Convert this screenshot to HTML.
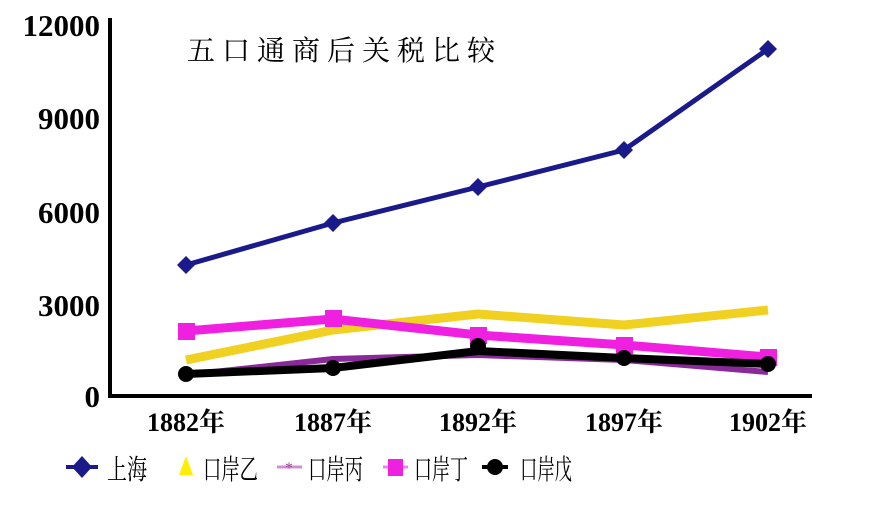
<!DOCTYPE html>
<html><head><meta charset="utf-8"><style>
body{margin:0;background:#fff;width:892px;height:500px;overflow:hidden}
text{font-family:"Liberation Serif","Noto Serif CJK SC",serif}
</style></head><body>
<svg width="892" height="500" viewBox="0 0 892 500" xmlns="http://www.w3.org/2000/svg">
<rect width="892" height="500" fill="#fff"/>
<line x1="110" y1="18" x2="110" y2="397" stroke="#000" stroke-width="4"/>
<line x1="108" y1="396" x2="812" y2="396" stroke="#000" stroke-width="4"/>
<g font-size="31" font-weight="bold" text-anchor="end" fill="#000">
<text x="100" y="36">12000</text><text x="100" y="129">9000</text><text x="100" y="223">6000</text><text x="100" y="316">3000</text><text x="100" y="407">0</text>
</g>
<g font-size="26" font-weight="bold" text-anchor="middle" fill="#000">
<text x="186" y="431">1882年</text><text x="333" y="431">1887年</text><text x="478" y="431">1892年</text><text x="624" y="431">1897年</text><text x="768" y="431">1902年</text>
</g>
<text x="187" y="60" font-size="28" letter-spacing="7" fill="#000">五口通商后关税比较</text>
<polyline points="186,360 333,330 478,314 624,325 768,310" fill="none" stroke="#f0d020" stroke-width="9" stroke-linejoin="round"/>
<polyline points="186,331 333,319 478,335 624,345 768,357" fill="none" stroke="#f020e0" stroke-width="9"/>
<g fill="#f020e0"><rect x="178" y="323" width="17" height="17"/><rect x="325" y="310" width="17" height="17"/><rect x="470" y="327" width="17" height="17"/><rect x="616" y="337" width="17" height="17"/><rect x="760" y="349" width="17" height="17"/></g>
<polyline points="186,375 333,359 478,355 624,360 768,372" fill="none" stroke="#8a2a9a" stroke-width="6"/>
<polyline points="186,374 333,368 478,351 624,358 768,364" fill="none" stroke="#000" stroke-width="8"/>
<g fill="#000"><circle cx="186" cy="374" r="8"/><circle cx="333" cy="368" r="8"/><circle cx="478" cy="346" r="8"/><circle cx="624" cy="358" r="8"/><circle cx="768" cy="364" r="8"/></g>
<polyline points="186,265 333,223 478,187 624,150 768,49" fill="none" stroke="#1a1a8a" stroke-width="5"/>
<g fill="#1a1a8a"><path d="M186 256l9 9-9 9-9-9z"/><path d="M333 214l9 9-9 9-9-9z"/><path d="M478 178l9 9-9 9-9-9z"/><path d="M624 141l9 9-9 9-9-9z"/><path d="M768 40l9 9-9 9-9-9z"/></g>
<g font-size="28" fill="#000" font-family="'Noto Sans CJK SC',sans-serif">
<line x1="66" y1="467" x2="98" y2="467" stroke="#1a1a8a" stroke-width="4"/><path d="M82 456l10 11-10 11-10-11z" fill="#1a1a8a"/><text x="107" y="479" textLength="40" lengthAdjust="spacingAndGlyphs" font-family="'Noto Serif CJK SC',serif">上海</text>
<path d="M186 456l7 19h-14z" fill="#ffee00"/><text x="203" y="479" textLength="55" lengthAdjust="spacingAndGlyphs">口岸乙</text>
<line x1="277" y1="467" x2="302" y2="467" stroke="#d090d0" stroke-width="3"/><text x="285" y="473" font-size="16" fill="#a040a0">*</text><text x="308" y="479" textLength="55" lengthAdjust="spacingAndGlyphs">口岸丙</text>
<line x1="383" y1="467" x2="408" y2="467" stroke="#f080f0" stroke-width="3"/><rect x="388" y="459" width="15" height="17" fill="#f020e0"/><text x="414" y="479" textLength="54" lengthAdjust="spacingAndGlyphs">口岸丁</text>
<line x1="482" y1="467" x2="508" y2="467" stroke="#000" stroke-width="4"/><circle cx="495" cy="467" r="8" fill="#000"/><text x="520" y="479" textLength="52" lengthAdjust="spacingAndGlyphs">口岸戊</text>
</g>
</svg>
</body></html>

- Given task: Your copy of the data should match it exactly, except that pictures are left out.

- Solution to the exercise:
Convert this screenshot to HTML.
<!DOCTYPE html>
<html><head><meta charset="utf-8"><style>
body{margin:0;background:#fff;width:892px;height:500px;overflow:hidden}
text{font-family:"Liberation Serif","Noto Serif CJK SC",serif}
</style></head><body>
<svg width="892" height="500" viewBox="0 0 892 500" xmlns="http://www.w3.org/2000/svg">
<rect width="892" height="500" fill="#fff"/>
<line x1="110" y1="18" x2="110" y2="397" stroke="#000" stroke-width="4"/>
<line x1="108" y1="396" x2="812" y2="396" stroke="#000" stroke-width="4"/>
<g font-size="31" font-weight="bold" text-anchor="end" fill="#000">
<text x="100" y="36">12000</text><text x="100" y="129">9000</text><text x="100" y="223">6000</text><text x="100" y="316">3000</text><text x="100" y="407">0</text>
</g>
<g font-size="26" font-weight="bold" text-anchor="middle" fill="#000">
<text x="186" y="431">1882年</text><text x="333" y="431">1887年</text><text x="478" y="431">1892年</text><text x="624" y="431">1897年</text><text x="768" y="431">1902年</text>
</g>
<text x="187" y="60" font-size="28" letter-spacing="7" fill="#000">五口通商后关税比较</text>
<polyline points="186,360 333,330 478,314 624,325 768,310" fill="none" stroke="#f0d020" stroke-width="9" stroke-linejoin="round"/>
<polyline points="186,331 333,319 478,335 624,345 768,357" fill="none" stroke="#f020e0" stroke-width="9"/>
<g fill="#f020e0"><rect x="178" y="323" width="17" height="17"/><rect x="325" y="310" width="17" height="17"/><rect x="470" y="327" width="17" height="17"/><rect x="616" y="337" width="17" height="17"/><rect x="760" y="349" width="17" height="17"/></g>
<polyline points="186,375 333,359 478,355 624,360 768,372" fill="none" stroke="#8a2a9a" stroke-width="6"/>
<polyline points="186,374 333,368 478,351 624,358 768,364" fill="none" stroke="#000" stroke-width="8"/>
<g fill="#000"><circle cx="186" cy="374" r="8"/><circle cx="333" cy="368" r="8"/><circle cx="478" cy="346" r="8"/><circle cx="624" cy="358" r="8"/><circle cx="768" cy="364" r="8"/></g>
<polyline points="186,265 333,223 478,187 624,150 768,49" fill="none" stroke="#1a1a8a" stroke-width="5"/>
<g fill="#1a1a8a"><path d="M186 256l9 9-9 9-9-9z"/><path d="M333 214l9 9-9 9-9-9z"/><path d="M478 178l9 9-9 9-9-9z"/><path d="M624 141l9 9-9 9-9-9z"/><path d="M768 40l9 9-9 9-9-9z"/></g>
<g font-size="28" fill="#000" font-family="'Noto Sans CJK SC',sans-serif">
<line x1="66" y1="467" x2="98" y2="467" stroke="#1a1a8a" stroke-width="4"/><path d="M82 456l10 11-10 11-10-11z" fill="#1a1a8a"/><text x="107" y="479" textLength="40" lengthAdjust="spacingAndGlyphs" font-family="'Noto Serif CJK SC',serif">上海</text>
<path d="M186 456l7 19h-14z" fill="#ffee00"/><text x="203" y="479" textLength="55" lengthAdjust="spacingAndGlyphs">口岸乙</text>
<line x1="277" y1="467" x2="302" y2="467" stroke="#d090d0" stroke-width="3"/><text x="285" y="473" font-size="16" fill="#a040a0">*</text><text x="308" y="479" textLength="55" lengthAdjust="spacingAndGlyphs">口岸丙</text>
<line x1="383" y1="467" x2="408" y2="467" stroke="#f080f0" stroke-width="3"/><rect x="388" y="459" width="15" height="17" fill="#f020e0"/><text x="414" y="479" textLength="54" lengthAdjust="spacingAndGlyphs">口岸丁</text>
<line x1="482" y1="467" x2="508" y2="467" stroke="#000" stroke-width="4"/><circle cx="495" cy="467" r="8" fill="#000"/><text x="520" y="479" textLength="52" lengthAdjust="spacingAndGlyphs">口岸戊</text>
</g>
</svg>
</body></html>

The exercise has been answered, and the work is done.